◆ **Task description**
Every line of the material is to be quoted verbatim, minus the pictures.
================
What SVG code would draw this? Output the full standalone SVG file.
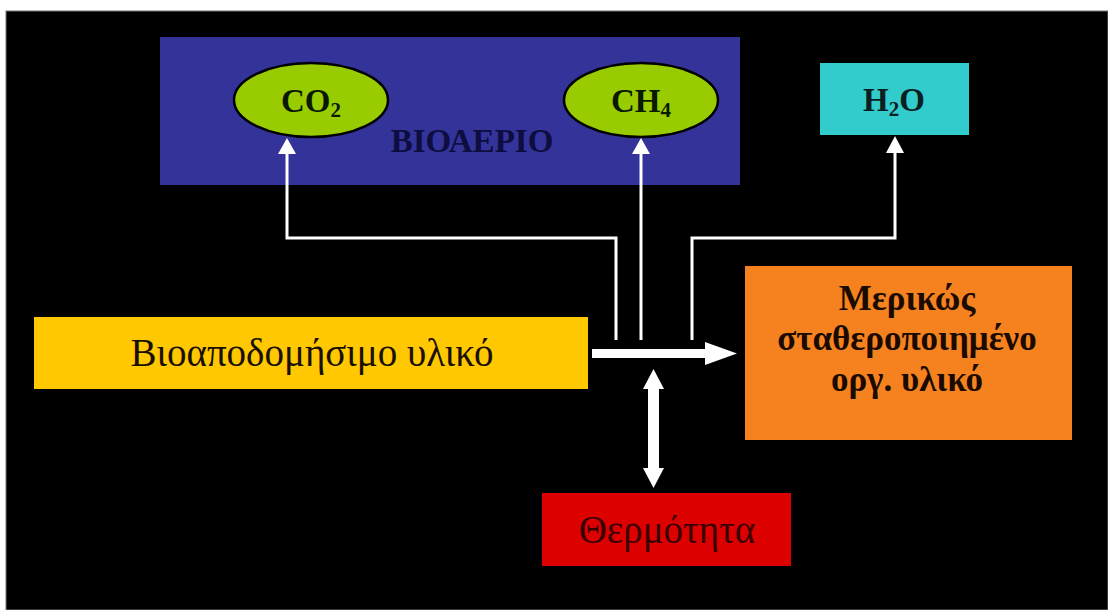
<svg xmlns="http://www.w3.org/2000/svg" width="1108" height="610" viewBox="0 0 1108 610">
<defs>
<style>
.t{font-family:"Liberation Serif","Times New Roman",serif;}
.b{font-weight:bold;}
.ln{fill:none;stroke:#ffffff;stroke-width:3;}
</style>
</defs>
<rect x="0" y="0" width="1108" height="610" fill="#ffffff"/>
<rect x="6" y="11" width="1102" height="599" fill="#000000" stroke="#777777" stroke-width="1"/>

<g id="biogas">
<rect x="160" y="37" width="580" height="148" fill="#333399"/>
<text class="t b" x="472" y="152" font-size="33" fill="#0d0d40" text-anchor="middle">ΒΙΟΑΕΡΙΟ</text>
</g>
<g id="co2">
<ellipse cx="311" cy="100" rx="77" ry="37" fill="#99cc00" stroke="#000000" stroke-width="2.5"/>
<text class="t b" x="311" y="112" font-size="33" fill="#0a1a00" text-anchor="middle">CO<tspan font-size="21" dy="5">2</tspan></text>
</g>
<g id="ch4">
<ellipse cx="641" cy="100" rx="77" ry="37" fill="#99cc00" stroke="#000000" stroke-width="2.5"/>
<text class="t b" x="641" y="112" font-size="33" fill="#0a1a00" text-anchor="middle">CH<tspan font-size="21" dy="5">4</tspan></text>
</g>
<g id="h2o">
<rect x="820" y="63" width="149" height="72" fill="#33cccc"/>
<text class="t b" x="894" y="111" font-size="33" fill="#0a2020" text-anchor="middle">H<tspan font-size="21" dy="5">2</tspan><tspan dy="-5">O</tspan></text>
</g>
<g id="material">
<rect x="34" y="317" width="554" height="72" fill="#ffc800"/>
<text class="t" x="312" y="366" font-size="39" fill="#1a1000" text-anchor="middle">Βιοαποδομήσιμο υλικό</text>
</g>
<g id="stabilized">
<rect x="745" y="266" width="327" height="174" fill="#f5821f"/>
<text class="t b" x="907" y="310" font-size="35" fill="#1a0a00" text-anchor="middle">Μερικώς</text>
<text class="t b" x="907" y="350" font-size="35" fill="#1a0a00" text-anchor="middle">σταθεροποιημένο</text>
<text class="t b" x="907" y="391" font-size="35" fill="#1a0a00" text-anchor="middle">οργ. υλικό</text>
</g>
<g id="heat">
<rect x="542" y="493" width="249" height="73" fill="#dd0000"/>
<text class="t" x="667" y="543" font-size="39" fill="#3a0000" text-anchor="middle">Θερμότητα</text>
</g>

<g id="connectors">
<path class="ln" d="M616,340 V238 H287 V152"/>
<path d="M287,138 L278,154 L296,154 z" fill="#ffffff"/>
<path class="ln" d="M641,340 V152"/>
<path d="M641,138 L632,154 L650,154 z" fill="#ffffff"/>
<path class="ln" d="M692,340 V238 H895 V150"/>
<path d="M895,136 L886,153 L904,153 z" fill="#ffffff"/>
<rect x="592" y="349" width="115" height="9" fill="#ffffff"/>
<path d="M705,342 L737,353.5 L705,365 z" fill="#ffffff"/>
<rect x="648" y="387" width="11" height="83" fill="#ffffff"/>
<path d="M653.5,369 L643,389 L664,389 z" fill="#ffffff"/>
<path d="M653.5,488 L643,468 L664,468 z" fill="#ffffff"/>
</g>
</svg>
================
◆ **Complete answer**
What SVG code would draw this? Output the full standalone SVG file.
<svg xmlns="http://www.w3.org/2000/svg" width="1108" height="610" viewBox="0 0 1108 610">
<defs>
<style>
.t{font-family:"Liberation Serif","Times New Roman",serif;}
.b{font-weight:bold;}
.ln{fill:none;stroke:#ffffff;stroke-width:3;}
</style>
</defs>
<rect x="0" y="0" width="1108" height="610" fill="#ffffff"/>
<rect x="6" y="11" width="1102" height="599" fill="#000000" stroke="#777777" stroke-width="1"/>

<g id="biogas">
<rect x="160" y="37" width="580" height="148" fill="#333399"/>
<text class="t b" x="472" y="152" font-size="33" fill="#0d0d40" text-anchor="middle">ΒΙΟΑΕΡΙΟ</text>
</g>
<g id="co2">
<ellipse cx="311" cy="100" rx="77" ry="37" fill="#99cc00" stroke="#000000" stroke-width="2.5"/>
<text class="t b" x="311" y="112" font-size="33" fill="#0a1a00" text-anchor="middle">CO<tspan font-size="21" dy="5">2</tspan></text>
</g>
<g id="ch4">
<ellipse cx="641" cy="100" rx="77" ry="37" fill="#99cc00" stroke="#000000" stroke-width="2.5"/>
<text class="t b" x="641" y="112" font-size="33" fill="#0a1a00" text-anchor="middle">CH<tspan font-size="21" dy="5">4</tspan></text>
</g>
<g id="h2o">
<rect x="820" y="63" width="149" height="72" fill="#33cccc"/>
<text class="t b" x="894" y="111" font-size="33" fill="#0a2020" text-anchor="middle">H<tspan font-size="21" dy="5">2</tspan><tspan dy="-5">O</tspan></text>
</g>
<g id="material">
<rect x="34" y="317" width="554" height="72" fill="#ffc800"/>
<text class="t" x="312" y="366" font-size="39" fill="#1a1000" text-anchor="middle">Βιοαποδομήσιμο υλικό</text>
</g>
<g id="stabilized">
<rect x="745" y="266" width="327" height="174" fill="#f5821f"/>
<text class="t b" x="907" y="310" font-size="35" fill="#1a0a00" text-anchor="middle">Μερικώς</text>
<text class="t b" x="907" y="350" font-size="35" fill="#1a0a00" text-anchor="middle">σταθεροποιημένο</text>
<text class="t b" x="907" y="391" font-size="35" fill="#1a0a00" text-anchor="middle">οργ. υλικό</text>
</g>
<g id="heat">
<rect x="542" y="493" width="249" height="73" fill="#dd0000"/>
<text class="t" x="667" y="543" font-size="39" fill="#3a0000" text-anchor="middle">Θερμότητα</text>
</g>

<g id="connectors">
<path class="ln" d="M616,340 V238 H287 V152"/>
<path d="M287,138 L278,154 L296,154 z" fill="#ffffff"/>
<path class="ln" d="M641,340 V152"/>
<path d="M641,138 L632,154 L650,154 z" fill="#ffffff"/>
<path class="ln" d="M692,340 V238 H895 V150"/>
<path d="M895,136 L886,153 L904,153 z" fill="#ffffff"/>
<rect x="592" y="349" width="115" height="9" fill="#ffffff"/>
<path d="M705,342 L737,353.5 L705,365 z" fill="#ffffff"/>
<rect x="648" y="387" width="11" height="83" fill="#ffffff"/>
<path d="M653.5,369 L643,389 L664,389 z" fill="#ffffff"/>
<path d="M653.5,488 L643,468 L664,468 z" fill="#ffffff"/>
</g>
</svg>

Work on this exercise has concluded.